Auch formal erweist sich der Satz als charakteristisches Beispiel offener Reihungskonzeption im Frühwerk Mozarts, dem letztlich vier Gestaltungseinheiten zu Grunde liegen: T. 1–8/10–13/18–21/22–25; deren vier- bzw. achttaktige Regelmäßigkeit wird durch Überleitungspartien unterlaufen, die jedoch ein derart starkes Eigengewicht einbringen, dass sie kaum weniger motivisch relevante Züge aufweisen: T. 9–10/14–17/26–27 Diese heteronome Motiv-Gesten-Vielfalt erhält erst am Beginn des Mittelteils eine verdeutlichende Wendung.

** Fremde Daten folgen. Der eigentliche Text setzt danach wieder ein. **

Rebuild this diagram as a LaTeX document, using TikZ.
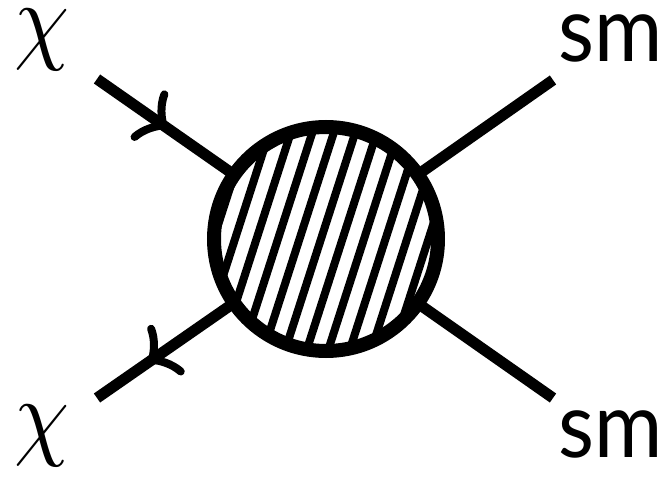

Hier wird das Einstiegsmaterial durchführungsartigen, harmonischen Umbeleuchtungen ausgesetzt (T. 29–38) und so im Nachhinein als eine Art Hauptmotivik ausgewiesen. Der reprisenartige Schlussteil ab T. 43 koppelt dann erneut die verschiedenen Einheiten in assoziativer Freiheit und Gleichberechtigung aneinander –so taucht jetzt die ursprünglich vierte und letzte Einheit des ersten Teils (T. 22–25) als kurzer zweitaktiger Einschub schon unmittelbar nach der ersten Einheit auf (T.48–49). Improvisatorischer Zugriff und theatraler Gestenreichtum bestimmen so die Binnengliederung des Satzes, der sich trotz erkennbarer formaler Tendenzen konventionellen Zuordnungen im Sinne einer festgelegten und verpflichtenden Gestalt letztlich entzieht.